One way to protect your online activity is to secure your internet connection. You can do this using a VPN service, which encrypts sent and received data, thus preventing hackers from monitoring and collecting sensitive information about you.

Many VPNs have robust security add-ons and built-in features, such as ad-blockers, to protect you from malicious files and fraudulent websites. They can also hide your IP address, giving you greater online anonymity.

Moreover, a VPN can protect all connections to the internet, including those from smartphones, tablets, and IoT devices. This robust security can give you peace of mind that your online activities are protected from prying eyes and ears, no matter the device.

  1. Improving passwords

Passwords are the foundation of all cybersecurity. The stronger they are, the more protected your business is.

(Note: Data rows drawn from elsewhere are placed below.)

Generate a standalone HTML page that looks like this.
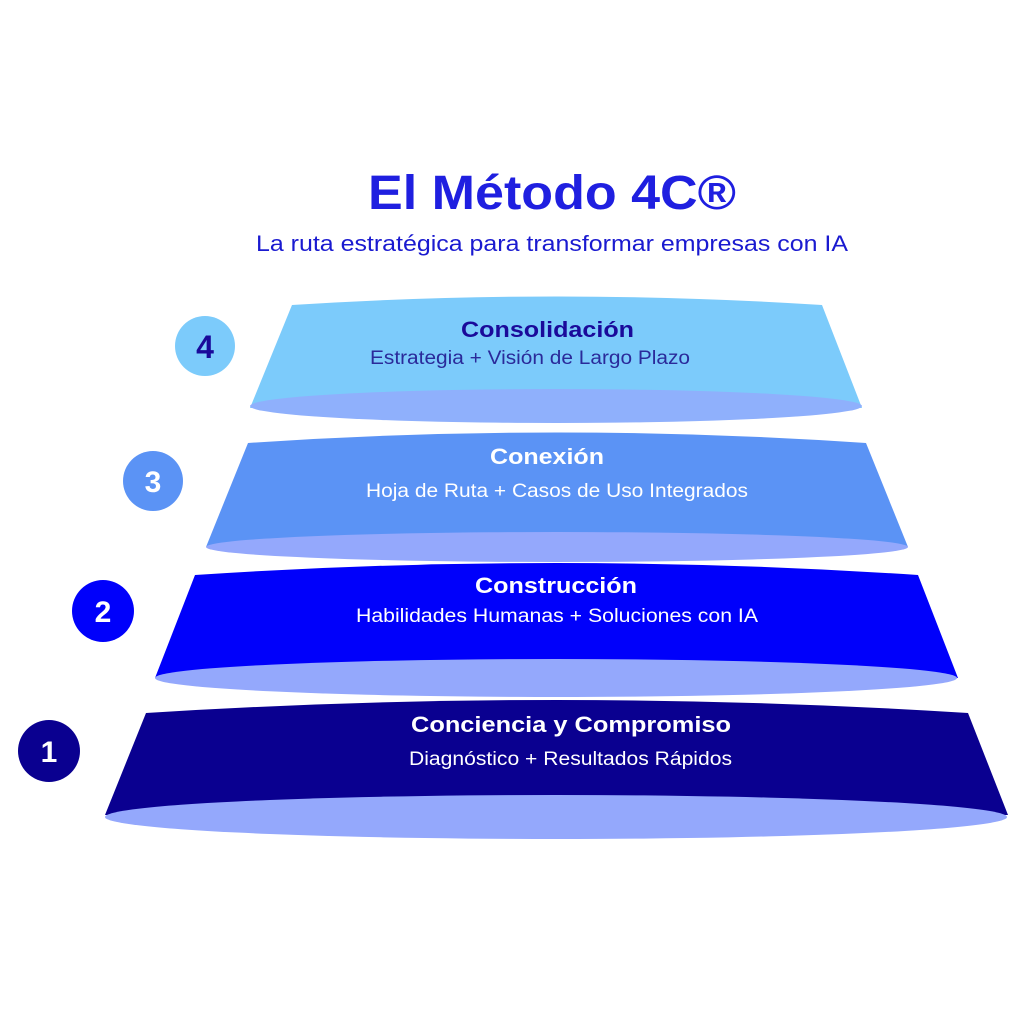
<!DOCTYPE html>
<html><head><meta charset="utf-8"><style>body{margin:0;background:#fff}svg{display:block}</style></head>
<body>
<svg width="1024" height="1024" viewBox="0 0 1024 1024" xmlns="http://www.w3.org/2000/svg" font-family="Liberation Sans, sans-serif">
<rect width="1024" height="1024" fill="#fff"/>
<text x="368" y="209" textLength="368" lengthAdjust="spacingAndGlyphs" font-size="48" font-weight="bold" fill="#1f1fe0">El Método 4C®</text>
<text x="256" y="251" textLength="592" lengthAdjust="spacingAndGlyphs" font-size="22" fill="#1a1ad0">La ruta estratégica para transformar empresas con IA</text>

<path d="M292,305 Q557,288 822,305 L862,408 L250,408 Z" fill="#7ccbfb"/>
<ellipse cx="556" cy="406" rx="306" ry="17" fill="#8fb0fc"/>
<path d="M248,443 Q557,422 866,443 L908,547 L206,547 Z" fill="#5b93f5"/>
<ellipse cx="557" cy="547" rx="351" ry="15" fill="#94a8fc"/>
<path d="M195,575 Q556,551 918,575 L958,678 L155,678 Z" fill="#0000fb"/>
<ellipse cx="556" cy="678" rx="401" ry="19" fill="#94a8fc"/>
<path d="M146,713 Q557,687 968,713 L1008,815 L105,815 Z" fill="#0a0090"/>
<ellipse cx="556" cy="817" rx="451" ry="22" fill="#94a8fc"/>

<text x="461" y="337" textLength="173" lengthAdjust="spacingAndGlyphs" font-size="22" font-weight="bold" fill="#1a0a9a">Consolidación</text>
<text x="370" y="364" textLength="320" lengthAdjust="spacingAndGlyphs" font-size="19" fill="#2a2a9a">Estrategia + Visión de Largo Plazo</text>
<text x="490" y="464" textLength="114" lengthAdjust="spacingAndGlyphs" font-size="22" font-weight="bold" fill="#fff">Conexión</text>
<text x="366" y="497" textLength="382" lengthAdjust="spacingAndGlyphs" font-size="19" fill="#fff">Hoja de Ruta + Casos de Uso Integrados</text>
<text x="475" y="593" textLength="162" lengthAdjust="spacingAndGlyphs" font-size="22" font-weight="bold" fill="#fff">Construcción</text>
<text x="356" y="622" textLength="402" lengthAdjust="spacingAndGlyphs" font-size="19" fill="#fff">Habilidades Humanas + Soluciones con IA</text>
<text x="411" y="732" textLength="320" lengthAdjust="spacingAndGlyphs" font-size="22" font-weight="bold" fill="#fff">Conciencia y Compromiso</text>
<text x="409" y="765" textLength="323" lengthAdjust="spacingAndGlyphs" font-size="19" fill="#fff">Diagnóstico + Resultados Rápidos</text>

<circle cx="205" cy="346" r="30" fill="#7ccbfb"/>
<text x="205" y="358" text-anchor="middle" font-size="32" font-weight="bold" fill="#1a0a9a">4</text>
<circle cx="153" cy="481" r="30" fill="#5b93f5"/>
<text x="153" y="492" text-anchor="middle" font-size="30" font-weight="bold" fill="#fff">3</text>
<circle cx="103" cy="611" r="31" fill="#0000fb"/>
<text x="103" y="622" text-anchor="middle" font-size="30" font-weight="bold" fill="#fff">2</text>
<circle cx="49" cy="751" r="31" fill="#0a0090"/>
<text x="49" y="762" text-anchor="middle" font-size="30" font-weight="bold" fill="#fff">1</text>
</svg>
</body></html>
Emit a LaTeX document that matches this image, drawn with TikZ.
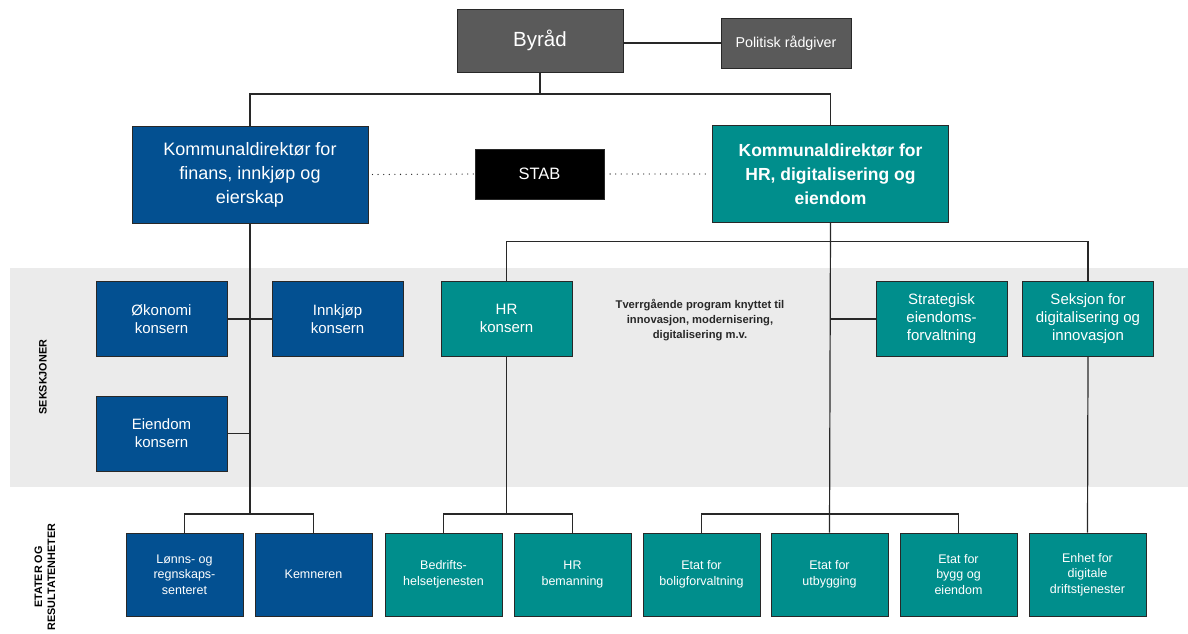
\documentclass[tikz,border=0pt]{standalone}
\usepackage{fontspec}
\setmainfont{Liberation Sans}
\definecolor{orgblue}{RGB}{3,80,145}
\definecolor{orgteal}{RGB}{0,142,140}
\definecolor{orggrey}{RGB}{90,90,90}
\definecolor{bandgrey}{RGB}{235,235,235}
\definecolor{linedark}{RGB}{40,40,40}
\tikzset{
  box/.style={draw=linedark, line width=1pt, text=white, align=center, inner sep=0pt},
  bluebox/.style={box, fill=orgblue},
  tealbox/.style={box, fill=orgteal},
  greybox/.style={box, fill=orggrey},
  blackbox/.style={box, fill=black},
  director/.style={minimum width=236pt, minimum height=97pt, font=\fontsize{18}{24}\selectfont},
  section/.style={minimum width=131pt, minimum height=75pt, font=\fontsize{15}{18}\selectfont},
  unitbox/.style={minimum width=117pt, minimum height=83pt, font=\fontsize{12.5}{15.5}\selectfont},
  conn/.style={draw=linedark, line width=1.2pt},
  stafflink/.style={draw=linedark, line width=1.3pt, line cap=round, dash pattern=on 0pt off 5.6pt},
  sidelabel/.style={rotate=90, align=center, font=\bfseries\fontsize{10.8}{13}\selectfont, text=black}
}
\begin{document}
\begin{tikzpicture}[x=1pt, y=-1pt]
\useasboundingbox (0,0) rectangle (1188,633);
\fill[white] (0,0) rectangle (1188,633);
% grey band behind the section level
\fill[bandgrey] (10,268) rectangle (1188,487);

% top level
\node[greybox, minimum width=166pt, minimum height=63pt, font=\fontsize{20.5}{24}\selectfont] (byrad) at (540,40.5) {Byråd};
\node[greybox, minimum width=130pt, minimum height=50pt, font=\fontsize{14.3}{17}\selectfont] (politisk) at (786,43) {Politisk rådgiver};

% directors and staff
\node[bluebox, director] (dirA) at (250,174.5) {Kommunaldirektør for\\finans, innkjøp og\\eierskap};
\node[blackbox, minimum width=129pt, minimum height=50pt, font=\fontsize{16.5}{19}\selectfont] (stab) at (539.5,174) {STAB};
\node[tealbox, director, font=\bfseries\fontsize{17.5}{24}\selectfont] (dirB) at (830.5,174) {Kommunaldirektør for\\HR, digitalisering og\\eiendom};

% sections
\node[bluebox, section] (okon) at (161.5,319) {Økonomi\\konsern};
\node[bluebox, section] (innkjop) at (337.5,319) {Innkjøp\\konsern};
\node[bluebox, section] (eiendom) at (161.5,433.5) {Eiendom\\konsern};
\node[tealbox, section] (hr) at (506.5,318.5) {HR\\konsern};
\node[align=center, text=linedark, font=\bfseries\fontsize{11.2}{15}\selectfont] (tverr) at (700,320) {Tverrgående program knyttet til\\innovasjon, modernisering,\\digitalisering m.v.};
\node[tealbox, section] (strat) at (941.5,319) {Strategisk\\eiendoms-\\forvaltning};
\node[tealbox, section] (seksjon) at (1088,319) {Seksjon for\\digitalisering og\\innovasjon};

% units
\node[bluebox, unitbox] (lonn) at (184.5,574.5) {Lønns- og\\regnskaps-\\senteret};
\node[bluebox, unitbox] (kemn) at (313.5,574.5) {Kemneren};
\node[tealbox, unitbox] (bedr) at (443.5,574.5) {Bedrifts-\\helsetjenesten};
\node[tealbox, unitbox] (hrbem) at (572.5,574.5) {HR\\bemanning};
\node[tealbox, unitbox] (bolig) at (701.5,574.5) {Etat for\\boligforvaltning};
\node[tealbox, unitbox] (utb) at (829.5,574.5) {Etat for\\utbygging};
\node[tealbox, unitbox] (bygg) at (958.5,574.5) {Etat for\\bygg og\\eiendom};
\node[tealbox, unitbox] (enhet) at (1087.5,574.5) {Enhet for\\digitale\\driftstjenester};

% level labels
\node[sidelabel] (lblsek) at (43,377) {SEKSKJONER};
\node[sidelabel] (lbletat) at (45,577) {ETATER OG\\RESULTATENHETER};

% junction points
\coordinate (topbus) at (540,94);
\coordinate (lbus) at (250,514);
\coordinate (hbus) at (506.5,514);
\coordinate (mbus) at (830.5,241.5);
\coordinate (rbus) at (830.5,514);
\coordinate (sjoin) at (830.5,319);
\coordinate (ejoin) at (250,433.5);

% connectors
\draw[conn] (politisk.west) -- (politisk.west -| byrad.east);
\draw[conn] (byrad.south) -- (topbus) -| (dirA.north);
\draw[conn] (topbus) -| (dirB.north);
\draw[stafflink] ([xshift=4pt]dirA.east) -- (stab.west);
\draw[stafflink] (stab.east) -- ([xshift=-2pt]dirB.west);

\draw[conn] (dirA.south) -- (lbus);
\draw[conn] (okon.east) -- (innkjop.west);
\draw[conn] (eiendom.east) -- (ejoin);
\draw[conn] (lonn.north) |- (lbus) -| (kemn.north);

\draw[conn] (dirB.south) -- (utb.north);
\draw[conn] (hr.north) |- (mbus) -| (seksjon.north);
\draw[conn] (sjoin) -- (strat.west);
\draw[conn] (hr.south) -- (hbus);
\draw[conn] (bedr.north) |- (hbus) -| (hrbem.north);
\draw[conn] (bolig.north) |- (rbus) -| (bygg.north);
\draw[conn] (seksjon.south) -- (enhet.north);
\end{tikzpicture}
\end{document}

Not many people realize what it takes to set a strong password. By updating your accounts, you’re effectively giving them a better chance at avoiding being hacked.

Key features of a strong password include:

  • Length: The longer the password, the better. Aim for at least 12 to 14 characters.
  • Complexity: Add complexity to any password by using a variety of symbols, numbers, and upper and lower case letters.
  • Uniqueness: Always use a new password for each new account. This creates a barrier so your other accounts are safe if one becomes hacked.
  • Secrecy: Avoid sharing passwords with others, and never send or record them via email or text.

If you struggle to remember complex passwords, consider using a password manager. This tool can automatically create, encrypt, store, and enter passwords into accounts for you, ensuring you always have the best protection on work accounts.